>> Begin Data supplied
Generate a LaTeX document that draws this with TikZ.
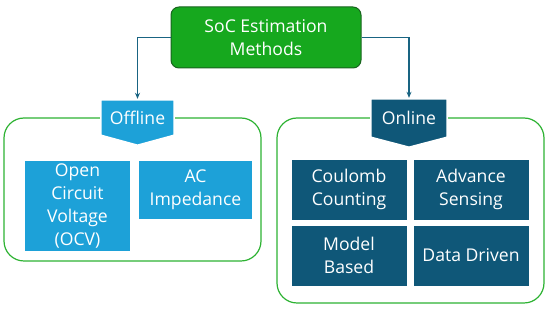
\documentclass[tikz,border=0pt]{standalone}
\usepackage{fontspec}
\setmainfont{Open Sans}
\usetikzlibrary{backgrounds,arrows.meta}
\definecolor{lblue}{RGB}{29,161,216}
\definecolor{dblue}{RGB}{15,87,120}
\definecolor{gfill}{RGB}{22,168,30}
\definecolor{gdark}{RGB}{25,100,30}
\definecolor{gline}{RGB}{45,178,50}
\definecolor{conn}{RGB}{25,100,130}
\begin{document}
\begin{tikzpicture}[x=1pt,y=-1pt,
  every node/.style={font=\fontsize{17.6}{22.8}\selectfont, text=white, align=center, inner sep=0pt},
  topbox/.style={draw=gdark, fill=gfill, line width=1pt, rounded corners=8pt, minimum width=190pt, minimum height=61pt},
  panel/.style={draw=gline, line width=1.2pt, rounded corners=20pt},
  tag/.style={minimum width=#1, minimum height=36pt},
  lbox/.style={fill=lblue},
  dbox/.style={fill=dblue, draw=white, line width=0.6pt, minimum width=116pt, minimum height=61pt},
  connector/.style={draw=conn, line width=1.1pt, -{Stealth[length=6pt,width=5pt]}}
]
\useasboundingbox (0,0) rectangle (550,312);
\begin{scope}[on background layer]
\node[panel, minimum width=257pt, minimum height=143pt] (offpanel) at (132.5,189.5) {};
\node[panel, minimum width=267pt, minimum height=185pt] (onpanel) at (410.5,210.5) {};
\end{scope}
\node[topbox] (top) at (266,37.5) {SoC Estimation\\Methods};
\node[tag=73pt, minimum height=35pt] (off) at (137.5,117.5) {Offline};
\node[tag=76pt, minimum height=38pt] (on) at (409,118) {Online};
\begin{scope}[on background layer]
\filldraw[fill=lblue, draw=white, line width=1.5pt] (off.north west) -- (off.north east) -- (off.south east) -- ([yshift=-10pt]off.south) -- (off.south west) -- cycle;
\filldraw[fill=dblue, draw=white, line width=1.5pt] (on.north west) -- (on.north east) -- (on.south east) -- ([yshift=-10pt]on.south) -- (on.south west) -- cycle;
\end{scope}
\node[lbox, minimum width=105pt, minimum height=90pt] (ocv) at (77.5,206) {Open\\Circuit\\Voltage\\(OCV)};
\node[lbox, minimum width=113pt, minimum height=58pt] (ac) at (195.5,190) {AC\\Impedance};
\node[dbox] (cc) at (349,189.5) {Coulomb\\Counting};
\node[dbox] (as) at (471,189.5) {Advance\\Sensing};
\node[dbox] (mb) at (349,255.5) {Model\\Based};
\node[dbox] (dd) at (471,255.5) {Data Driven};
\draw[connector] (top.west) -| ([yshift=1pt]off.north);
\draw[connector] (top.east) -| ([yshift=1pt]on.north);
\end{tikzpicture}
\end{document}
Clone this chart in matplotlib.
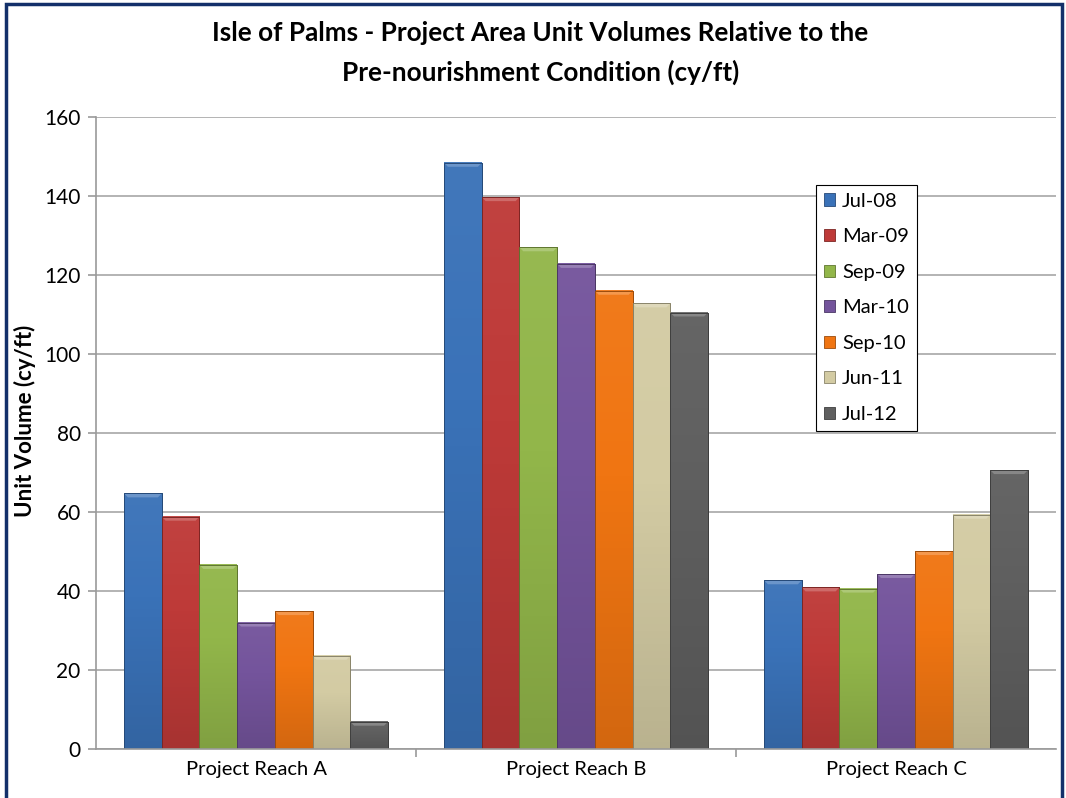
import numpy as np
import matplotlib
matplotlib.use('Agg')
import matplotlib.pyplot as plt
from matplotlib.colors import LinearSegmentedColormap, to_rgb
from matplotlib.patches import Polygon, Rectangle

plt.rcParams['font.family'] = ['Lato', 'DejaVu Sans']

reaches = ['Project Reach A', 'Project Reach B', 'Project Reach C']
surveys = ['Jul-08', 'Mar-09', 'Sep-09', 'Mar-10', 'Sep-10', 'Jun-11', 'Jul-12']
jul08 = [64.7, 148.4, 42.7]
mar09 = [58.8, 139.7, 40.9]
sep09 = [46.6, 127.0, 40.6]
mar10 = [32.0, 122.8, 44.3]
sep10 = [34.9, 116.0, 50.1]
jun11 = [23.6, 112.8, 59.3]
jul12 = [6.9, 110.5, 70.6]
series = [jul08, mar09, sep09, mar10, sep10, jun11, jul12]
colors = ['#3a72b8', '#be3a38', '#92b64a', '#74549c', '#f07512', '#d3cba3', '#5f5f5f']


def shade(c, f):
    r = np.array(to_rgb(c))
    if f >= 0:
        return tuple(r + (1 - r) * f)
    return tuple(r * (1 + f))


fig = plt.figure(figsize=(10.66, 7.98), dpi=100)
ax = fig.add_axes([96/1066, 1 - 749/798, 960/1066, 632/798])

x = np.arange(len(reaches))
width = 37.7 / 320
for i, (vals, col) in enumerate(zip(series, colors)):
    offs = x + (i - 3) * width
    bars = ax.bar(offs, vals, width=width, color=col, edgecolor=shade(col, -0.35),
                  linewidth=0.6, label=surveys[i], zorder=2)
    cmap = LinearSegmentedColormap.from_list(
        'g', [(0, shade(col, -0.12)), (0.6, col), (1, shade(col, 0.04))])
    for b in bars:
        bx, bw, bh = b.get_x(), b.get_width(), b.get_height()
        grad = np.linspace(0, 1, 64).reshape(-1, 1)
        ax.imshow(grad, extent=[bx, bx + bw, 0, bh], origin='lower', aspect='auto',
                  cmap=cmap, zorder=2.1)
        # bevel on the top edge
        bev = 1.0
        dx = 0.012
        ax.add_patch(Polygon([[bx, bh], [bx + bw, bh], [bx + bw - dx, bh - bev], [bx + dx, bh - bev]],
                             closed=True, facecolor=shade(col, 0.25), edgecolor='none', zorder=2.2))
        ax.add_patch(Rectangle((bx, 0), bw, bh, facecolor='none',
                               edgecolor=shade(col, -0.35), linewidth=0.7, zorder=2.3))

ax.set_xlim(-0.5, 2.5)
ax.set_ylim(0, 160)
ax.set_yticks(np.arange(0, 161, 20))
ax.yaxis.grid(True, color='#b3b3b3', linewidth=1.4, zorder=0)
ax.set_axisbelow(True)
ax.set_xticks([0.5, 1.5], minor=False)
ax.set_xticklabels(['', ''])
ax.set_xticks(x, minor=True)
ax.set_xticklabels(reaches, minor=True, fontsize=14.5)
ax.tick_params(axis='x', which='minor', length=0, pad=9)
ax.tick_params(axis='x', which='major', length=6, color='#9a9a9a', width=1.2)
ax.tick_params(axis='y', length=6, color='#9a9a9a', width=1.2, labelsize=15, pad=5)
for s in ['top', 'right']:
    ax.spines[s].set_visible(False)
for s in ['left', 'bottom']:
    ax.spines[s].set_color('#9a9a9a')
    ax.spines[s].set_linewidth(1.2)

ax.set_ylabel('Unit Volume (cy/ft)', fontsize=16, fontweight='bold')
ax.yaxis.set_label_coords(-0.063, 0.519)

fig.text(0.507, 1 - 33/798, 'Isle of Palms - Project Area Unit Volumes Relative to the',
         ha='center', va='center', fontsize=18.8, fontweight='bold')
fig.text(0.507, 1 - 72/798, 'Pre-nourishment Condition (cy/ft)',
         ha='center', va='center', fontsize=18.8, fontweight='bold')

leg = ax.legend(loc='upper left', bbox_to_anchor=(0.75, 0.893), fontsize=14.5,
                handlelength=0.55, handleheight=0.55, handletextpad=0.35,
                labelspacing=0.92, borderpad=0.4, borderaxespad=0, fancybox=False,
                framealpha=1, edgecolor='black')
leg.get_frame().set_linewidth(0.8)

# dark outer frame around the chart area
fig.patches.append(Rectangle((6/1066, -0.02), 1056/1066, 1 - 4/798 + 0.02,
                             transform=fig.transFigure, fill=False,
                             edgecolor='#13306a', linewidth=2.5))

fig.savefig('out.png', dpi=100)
>> End Data supplied
- Problem to work on
Each entry above should be reproduced exactly, with the pictures removed.

- Exercise answer
Generate a LaTeX document that draws this with TikZ.
\documentclass[tikz,border=0pt]{standalone}
\usepackage{fontspec}
\setmainfont{Open Sans}
\usetikzlibrary{backgrounds,arrows.meta}
\definecolor{lblue}{RGB}{29,161,216}
\definecolor{dblue}{RGB}{15,87,120}
\definecolor{gfill}{RGB}{22,168,30}
\definecolor{gdark}{RGB}{25,100,30}
\definecolor{gline}{RGB}{45,178,50}
\definecolor{conn}{RGB}{25,100,130}
\begin{document}
\begin{tikzpicture}[x=1pt,y=-1pt,
  every node/.style={font=\fontsize{17.6}{22.8}\selectfont, text=white, align=center, inner sep=0pt},
  topbox/.style={draw=gdark, fill=gfill, line width=1pt, rounded corners=8pt, minimum width=190pt, minimum height=61pt},
  panel/.style={draw=gline, line width=1.2pt, rounded corners=20pt},
  tag/.style={minimum width=#1, minimum height=36pt},
  lbox/.style={fill=lblue},
  dbox/.style={fill=dblue, draw=white, line width=0.6pt, minimum width=116pt, minimum height=61pt},
  connector/.style={draw=conn, line width=1.1pt, -{Stealth[length=6pt,width=5pt]}}
]
\useasboundingbox (0,0) rectangle (550,312);
\begin{scope}[on background layer]
\node[panel, minimum width=257pt, minimum height=143pt] (offpanel) at (132.5,189.5) {};
\node[panel, minimum width=267pt, minimum height=185pt] (onpanel) at (410.5,210.5) {};
\end{scope}
\node[topbox] (top) at (266,37.5) {SoC Estimation\\Methods};
\node[tag=73pt, minimum height=35pt] (off) at (137.5,117.5) {Offline};
\node[tag=76pt, minimum height=38pt] (on) at (409,118) {Online};
\begin{scope}[on background layer]
\filldraw[fill=lblue, draw=white, line width=1.5pt] (off.north west) -- (off.north east) -- (off.south east) -- ([yshift=-10pt]off.south) -- (off.south west) -- cycle;
\filldraw[fill=dblue, draw=white, line width=1.5pt] (on.north west) -- (on.north east) -- (on.south east) -- ([yshift=-10pt]on.south) -- (on.south west) -- cycle;
\end{scope}
\node[lbox, minimum width=105pt, minimum height=90pt] (ocv) at (77.5,206) {Open\\Circuit\\Voltage\\(OCV)};
\node[lbox, minimum width=113pt, minimum height=58pt] (ac) at (195.5,190) {AC\\Impedance};
\node[dbox] (cc) at (349,189.5) {Coulomb\\Counting};
\node[dbox] (as) at (471,189.5) {Advance\\Sensing};
\node[dbox] (mb) at (349,255.5) {Model\\Based};
\node[dbox] (dd) at (471,255.5) {Data Driven};
\draw[connector] (top.west) -| ([yshift=1pt]off.north);
\draw[connector] (top.east) -| ([yshift=1pt]on.north);
\end{tikzpicture}
\end{document}
Clone this chart in matplotlib.
import numpy as np
import matplotlib
matplotlib.use('Agg')
import matplotlib.pyplot as plt
from matplotlib.colors import LinearSegmentedColormap, to_rgb
from matplotlib.patches import Polygon, Rectangle

plt.rcParams['font.family'] = ['Lato', 'DejaVu Sans']

reaches = ['Project Reach A', 'Project Reach B', 'Project Reach C']
surveys = ['Jul-08', 'Mar-09', 'Sep-09', 'Mar-10', 'Sep-10', 'Jun-11', 'Jul-12']
jul08 = [64.7, 148.4, 42.7]
mar09 = [58.8, 139.7, 40.9]
sep09 = [46.6, 127.0, 40.6]
mar10 = [32.0, 122.8, 44.3]
sep10 = [34.9, 116.0, 50.1]
jun11 = [23.6, 112.8, 59.3]
jul12 = [6.9, 110.5, 70.6]
series = [jul08, mar09, sep09, mar10, sep10, jun11, jul12]
colors = ['#3a72b8', '#be3a38', '#92b64a', '#74549c', '#f07512', '#d3cba3', '#5f5f5f']


def shade(c, f):
    r = np.array(to_rgb(c))
    if f >= 0:
        return tuple(r + (1 - r) * f)
    return tuple(r * (1 + f))


fig = plt.figure(figsize=(10.66, 7.98), dpi=100)
ax = fig.add_axes([96/1066, 1 - 749/798, 960/1066, 632/798])

x = np.arange(len(reaches))
width = 37.7 / 320
for i, (vals, col) in enumerate(zip(series, colors)):
    offs = x + (i - 3) * width
    bars = ax.bar(offs, vals, width=width, color=col, edgecolor=shade(col, -0.35),
                  linewidth=0.6, label=surveys[i], zorder=2)
    cmap = LinearSegmentedColormap.from_list(
        'g', [(0, shade(col, -0.12)), (0.6, col), (1, shade(col, 0.04))])
    for b in bars:
        bx, bw, bh = b.get_x(), b.get_width(), b.get_height()
        grad = np.linspace(0, 1, 64).reshape(-1, 1)
        ax.imshow(grad, extent=[bx, bx + bw, 0, bh], origin='lower', aspect='auto',
                  cmap=cmap, zorder=2.1)
        # bevel on the top edge
        bev = 1.0
        dx = 0.012
        ax.add_patch(Polygon([[bx, bh], [bx + bw, bh], [bx + bw - dx, bh - bev], [bx + dx, bh - bev]],
                             closed=True, facecolor=shade(col, 0.25), edgecolor='none', zorder=2.2))
        ax.add_patch(Rectangle((bx, 0), bw, bh, facecolor='none',
                               edgecolor=shade(col, -0.35), linewidth=0.7, zorder=2.3))

ax.set_xlim(-0.5, 2.5)
ax.set_ylim(0, 160)
ax.set_yticks(np.arange(0, 161, 20))
ax.yaxis.grid(True, color='#b3b3b3', linewidth=1.4, zorder=0)
ax.set_axisbelow(True)
ax.set_xticks([0.5, 1.5], minor=False)
ax.set_xticklabels(['', ''])
ax.set_xticks(x, minor=True)
ax.set_xticklabels(reaches, minor=True, fontsize=14.5)
ax.tick_params(axis='x', which='minor', length=0, pad=9)
ax.tick_params(axis='x', which='major', length=6, color='#9a9a9a', width=1.2)
ax.tick_params(axis='y', length=6, color='#9a9a9a', width=1.2, labelsize=15, pad=5)
for s in ['top', 'right']:
    ax.spines[s].set_visible(False)
for s in ['left', 'bottom']:
    ax.spines[s].set_color('#9a9a9a')
    ax.spines[s].set_linewidth(1.2)

ax.set_ylabel('Unit Volume (cy/ft)', fontsize=16, fontweight='bold')
ax.yaxis.set_label_coords(-0.063, 0.519)

fig.text(0.507, 1 - 33/798, 'Isle of Palms - Project Area Unit Volumes Relative to the',
         ha='center', va='center', fontsize=18.8, fontweight='bold')
fig.text(0.507, 1 - 72/798, 'Pre-nourishment Condition (cy/ft)',
         ha='center', va='center', fontsize=18.8, fontweight='bold')

leg = ax.legend(loc='upper left', bbox_to_anchor=(0.75, 0.893), fontsize=14.5,
                handlelength=0.55, handleheight=0.55, handletextpad=0.35,
                labelspacing=0.92, borderpad=0.4, borderaxespad=0, fancybox=False,
                framealpha=1, edgecolor='black')
leg.get_frame().set_linewidth(0.8)

# dark outer frame around the chart area
fig.patches.append(Rectangle((6/1066, -0.02), 1056/1066, 1 - 4/798 + 0.02,
                             transform=fig.transFigure, fill=False,
                             edgecolor='#13306a', linewidth=2.5))

fig.savefig('out.png', dpi=100)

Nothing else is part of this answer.